Per entrare nella comunità si paga. Alla fine il costo mensile per viverci è circa la metà di quello sostenuto in un condominio tradizionale (o forse sarebbe meglio dire più tradizionale). L'ingresso nella comunità non è automatico, bisogna superare un periodo di prova e dimostrare di saper fare lavori manuali, come per esempio costruire una stufa ecologica prefabbricata, che poi si utilizzerà realmente. Ed è obbligatorio lavorare alle parti comuni per almeno otto ore al mese.

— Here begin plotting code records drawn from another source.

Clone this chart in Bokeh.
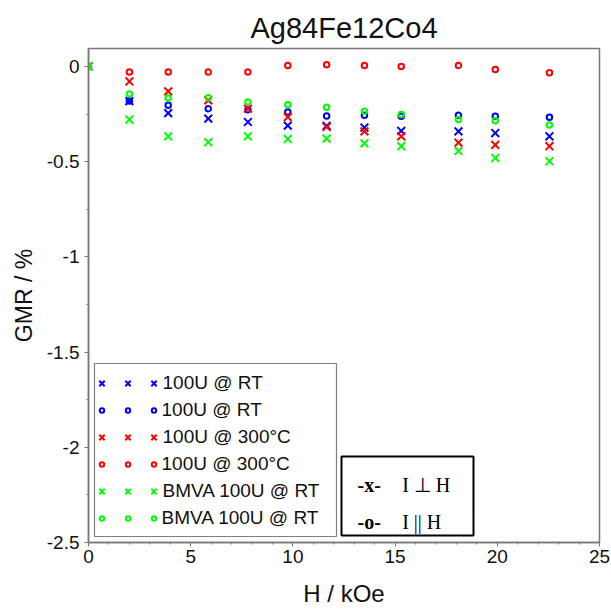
from bokeh.plotting import figure
from bokeh.models import Range1d, FixedTicker, Legend, LegendItem, Label, BoxAnnotation
from bokeh.embed import file_html
from bokeh.resources import INLINE

# ---- data ----
H = [0, 2.0, 3.9, 5.86, 7.8, 9.75, 11.65, 13.5, 15.3, 18.1, 19.9, 22.55]
rt_perp = [0, -0.182, -0.245, -0.274, -0.292, -0.311, -0.312, -0.321, -0.339, -0.341, -0.350, -0.367]
rt_par = [0, -0.182, -0.204, -0.222, -0.227, -0.240, -0.260, -0.257, -0.262, -0.257, -0.262, -0.267]
t300_perp = [0, -0.079, -0.131, -0.178, -0.222, -0.266, -0.318, -0.341, -0.367, -0.400, -0.412, -0.419]
t300_par = [0, -0.030, -0.030, -0.030, -0.030, 0.005, 0.009, 0.005, 0.0, 0.005, -0.016, -0.033]
bmva_perp = [0, -0.279, -0.367, -0.398, -0.367, -0.381, -0.379, -0.404, -0.419, -0.444, -0.481, -0.498]
bmva_par = [0, -0.145, -0.166, -0.164, -0.187, -0.201, -0.215, -0.236, -0.253, -0.279, -0.285, -0.308]

series_values = [rt_perp, rt_par, t300_perp, t300_par, bmva_perp, bmva_par]
series_labels = ["100U @ RT", "100U @ RT", "100U @ 300°C", "100U @ 300°C",
                 "BMVA 100U @ RT", "BMVA 100U @ RT"]
series_colors = ["#0000ff", "#0000ff", "#ff0000", "#ff0000", "#00ff00", "#00ff00"]
series_markers = ["x", "circle", "x", "circle", "x", "circle"]

x_ticks = [0, 5, 10, 15, 20, 25]
x_minor = list(range(0, 26))
y_ticks = [0, -0.5, -1, -1.5, -2, -2.5]
y_tick_labels = ["0", "-0.5", "-1", "-1.5", "-2", "-2.5"]
y_minor = [0, -0.25, -0.5, -0.75, -1, -1.25, -1.5, -1.75, -2, -2.25, -2.5]

title_text = "Ag84Fe12Co4"
x_label = "H / kOe"
y_label = "GMR / %"
note_marks = ["-x-", "-o-"]
note_texts = ["I \u22a5 H", "I || H"]

SANS = "Liberation Sans"
SERIF = "Liberation Serif"
GREY = "#777777"

p = figure(width=611, height=609, output_backend="svg", toolbar_location=None,
           x_range=Range1d(0, 25), y_range=Range1d(-2.5, 0.094),
           min_border_left=88, min_border_right=12, min_border_top=48, min_border_bottom=66)
p.background_fill_color = "white"
p.border_fill_color = "white"
p.outline_line_color = GREY
p.outline_line_width = 1.5
p.grid.visible = False

p.title.text = title_text
p.title.align = "center"
p.title.text_font = SANS
p.title.text_font_size = "29px"
p.title.text_font_style = "normal"
p.title.text_color = "#111111"

p.xaxis.ticker = FixedTicker(ticks=x_ticks, minor_ticks=x_minor)
p.yaxis.ticker = FixedTicker(ticks=y_ticks, minor_ticks=y_minor)
p.yaxis.major_label_overrides = {t: l for t, l in zip(y_ticks, y_tick_labels)}

for ax in (p.xaxis, p.yaxis):
    ax.axis_line_color = GREY
    ax.axis_line_width = 1.5
    ax.major_tick_line_color = GREY
    ax.minor_tick_line_color = GREY
    ax.major_tick_in = 0
    ax.major_tick_out = 4
    ax.minor_tick_in = 0
    ax.minor_tick_out = 2
    ax.major_label_text_font = SANS
    ax.major_label_text_font_size = "19px"
    ax.major_label_text_color = "#111111"
    ax.axis_label_text_font = SANS
    ax.axis_label_text_font_style = "normal"
    ax.axis_label_text_color = "#111111"

p.xaxis.major_label_standoff = 3
p.xaxis.axis_label = x_label
p.xaxis.axis_label_text_font_size = "24px"
p.xaxis.axis_label_text_line_height = 0.5
p.xaxis.axis_label_standoff = 14
p.yaxis.axis_label = y_label
p.yaxis.axis_label_text_font_size = "23px"
p.yaxis.major_label_standoff = 5
p.yaxis.axis_label_standoff = 7

renderers = []
for vals, col, mk in zip(series_values, series_colors, series_markers):
    if mk == "x":
        r = p.scatter(H, vals, marker="x", size=11, line_color=col, line_width=2)
    else:
        r = p.scatter(H, vals, marker="circle", size=5.5, line_color=col, line_width=2,
                      fill_color=None)
    renderers.append(r)

# legend frame
p.add_layout(BoxAnnotation(left=6, right=248, bottom=6, top=179,
                           left_units="screen", right_units="screen",
                           top_units="screen", bottom_units="screen",
                           fill_color="white", fill_alpha=1,
                           line_color="#808080", line_alpha=1, line_width=1.2))

def make_legend(idx, labels, xoff, yoff, gw, standoff):
    items = [LegendItem(label=labels[k], renderers=[renderers[i]]) for k, i in enumerate(idx)]
    return Legend(items=items, location=(xoff, yoff), padding=0, margin=0, spacing=30,
                  glyph_width=gw, glyph_height=24, label_standoff=standoff,
                  border_line_alpha=0, background_fill_alpha=0,
                  label_text_font=SANS, label_text_font_size="19px",
                  label_text_color="#111111", label_text_baseline="middle")

x_rows = [0, 2, 4]
o_rows = [1, 3, 5]
centers = [101, 127, 153]
for ci, cx in enumerate(centers):
    last = ci == len(centers) - 1
    xl = [series_labels[i] for i in x_rows] if last else [" "] * 3
    ol = [series_labels[i] for i in o_rows] if last else [" "] * 3
    p.add_layout(make_legend(x_rows, xl, cx - 9.5 - 88, 39, 19, 0))
    p.add_layout(make_legend(o_rows, ol, cx - 5.5 - 88, 12, 11, 3))

# note box
p.add_layout(BoxAnnotation(left=253, right=385, bottom=7, top=86,
                           left_units="screen", right_units="screen",
                           top_units="screen", bottom_units="screen",
                           fill_color="white", fill_alpha=1,
                           line_color="black", line_alpha=1, line_width=2))
for i, (mk, tx) in enumerate(zip(note_marks, note_texts)):
    yb = 58 - 37 * i
    p.add_layout(Label(x=269, y=yb, x_units="screen", y_units="screen", text=mk,
                       text_font=SERIF, text_font_style="bold", text_font_size="20px",
                       text_baseline="alphabetic", text_color="black"))
    p.add_layout(Label(x=313.7, y=yb, x_units="screen", y_units="screen", text=tx,
                       text_font=SERIF, text_font_size="20px",
                       text_baseline="alphabetic", text_color="black"))

open("out.html", "w").write(file_html(p, INLINE))
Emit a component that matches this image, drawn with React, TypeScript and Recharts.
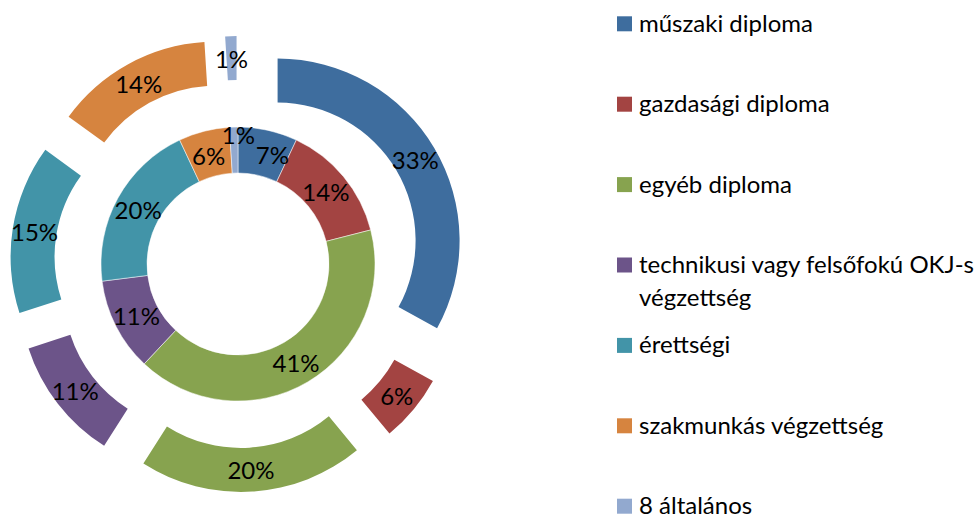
import React from 'react';
import { PieChart, Pie, Cell, Legend } from 'recharts';

const categories = [
  'műszaki diploma',
  'gazdasági diploma',
  'egyéb diploma',
  'technikusi vagy felsőfokú OKJ-s végzettség',
  'érettségi',
  'szakmunkás végzettség',
  '8 általános',
];
const innerValues = [7, 14, 41, 11, 20, 6, 1];
const outerValues = [33, 6, 20, 11, 15, 14, 1];
const colors = ['#3E6D9E', '#A34442', '#87A34F', '#6C5489', '#4294A8', '#D6843F', '#92A9CF'];

const W = 980;
const H = 518;
const CX = 238;
const CY = 264;
const EXPLODE = 46;
const FONT = 'Lato, "Open Sans", sans-serif';
const RAD = Math.PI / 180;
const LEGEND_MAX_CHARS = 32;

// label nudges (px) for crowded small inner slices, like Excel's auto placement
const innerLabelNudge: Record<number, [number, number]> = {
  0: [9.5, 1.5],
  5: [-1, 2],
  6: [4, -16],
};

const innerData = categories.map((name, i) => ({ name, value: innerValues[i] }));
const outerData = categories.map((name, i) => ({ name, value: outerValues[i] }));

const outerTotal = outerValues.reduce((a, b) => a + b, 0);
const outerCenters = outerValues.map((v, i) => {
  const before = outerValues.slice(0, i).reduce((a, b) => a + b, 0);
  const theta = ((before + v / 2) / outerTotal) * 360 * RAD;
  return { cx: CX + EXPLODE * Math.sin(theta), cy: CY - EXPLODE * Math.cos(theta) };
});

const wrapWords = (s: string, max: number) => {
  const lines: string[] = [];
  let cur = '';
  s.split(' ').forEach((w) => {
    const next = cur ? cur + ' ' + w : w;
    if (next.length > max && cur) {
      lines.push(cur);
      cur = w;
    } else {
      cur = next;
    }
  });
  if (cur) lines.push(cur);
  return lines;
};

const makeLabel = (only?: number, nudge: Record<number, [number, number]> = {}) => (props: any) => {
  if (only !== undefined && props.index !== only) return null;
  const r = (props.innerRadius + props.outerRadius) / 2;
  const [nx, ny] = nudge[props.index] ?? [0, 0];
  const x = props.cx + r * Math.cos(-props.midAngle * RAD) + nx;
  const y = props.cy + r * Math.sin(-props.midAngle * RAD) + ny;
  const v = props.value ?? props.payload?.value;
  return (
    <text
      x={x}
      y={y}
      textAnchor="middle"
      dominantBaseline="central"
      fill="#000"
      fontSize={24}
      fontFamily={FONT}
    >
      {v}%
    </text>
  );
};

const LegendList = () => (
  <svg width={W} height={H} style={{ position: 'absolute', left: 0, top: 0 }}>
    {categories.map((c, i) => {
      const center = 23.8 + i * 80.4;
      const lines = wrapWords(c, LEGEND_MAX_CHARS);
      return (
        <g key={c}>
          <rect x={617} y={center - 7.5} width={15} height={15} fill={colors[i]} />
          <text x={639} y={center + 8} fill="#000" fontSize={24} fontFamily={FONT}>
            {lines.map((ln, k) => (
              <tspan key={k} x={639} dy={k === 0 ? 0 : 33}>
                {ln}
              </tspan>
            ))}
          </text>
        </g>
      );
    })}
  </svg>
);

export default function App() {
  return (
    <div style={{ position: 'absolute', left: 0, top: 0, width: W, height: H, background: '#fff' }}>
      <PieChart width={W} height={H} margin={{ top: 0, right: 0, bottom: 0, left: 0 }}>
        <Pie
          data={innerData}
          dataKey="value"
          nameKey="name"
          cx={CX}
          cy={CY}
          innerRadius={91}
          outerRadius={137}
          startAngle={90}
          endAngle={-270}
          stroke="#fff"
          strokeWidth={0.5}
          labelLine={false}
          label={makeLabel(undefined, innerLabelNudge)}
          isAnimationActive={false}
        >
          {innerData.map((d, i) => (
            <Cell key={d.name} fill={colors[i]} />
          ))}
        </Pie>
        {outerCenters.map((c, idx) => (
          <Pie
            key={'outer' + idx}
            data={outerData}
            dataKey="value"
            nameKey="name"
            cx={c.cx}
            cy={c.cy}
            innerRadius={138}
            outerRadius={182}
            startAngle={90}
            endAngle={-270}
            labelLine={false}
            label={makeLabel(idx)}
            isAnimationActive={false}
          >
            {outerData.map((d, i) => (
              <Cell key={d.name} fill={i === idx ? colors[i] : 'none'} stroke="none" />
            ))}
          </Pie>
        ))}
        <Legend
          content={() => <LegendList />}
          wrapperStyle={{ position: 'absolute', left: 0, top: 0, width: W, height: H, pointerEvents: 'none' }}
        />
      </PieChart>
    </div>
  );
}
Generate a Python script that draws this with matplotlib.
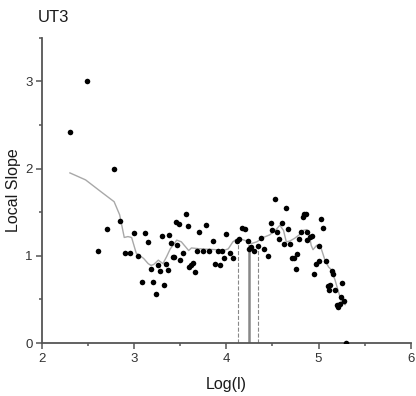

Le ex aule scolastiche sono molto alte e quindi quasi tutti soppalcano con tavole di legno e personalizzano in vario modo gli spazi privati. Il bricolage è una pratica generale.

Nessuno è mai riuscito né riuscirà mai a realizzare un'isola non capitalistica nella società capitalistica. Gli abitanti di Grote Pyr almeno non lo teorizzano, abitano in un certo modo e basta. In alcuni paesi del Nord Europa, specie in Germania, vi sono migliaia di esempi simili e ancora di più ve ne sono in America. Il fenomeno si allarga, tanto che vi sono già agenzie e imprese con un ramo specializzato nella compravendita, ristrutturazione o costruzione di edifici per co-housing. Come faceva notare Engels per le comunità comunistiche del suo tempo (Opere Complete, vol. IV, pag. 531), non interessa tanto l'ideologia soggiacente a questi progetti, ma il fatto che rendono evidente la possibilità di una minore dissipazione di energia sociale. In un mondo che si basa su di una crescente e dissennata dissipazione questa è già una controtendenza anticipatrice.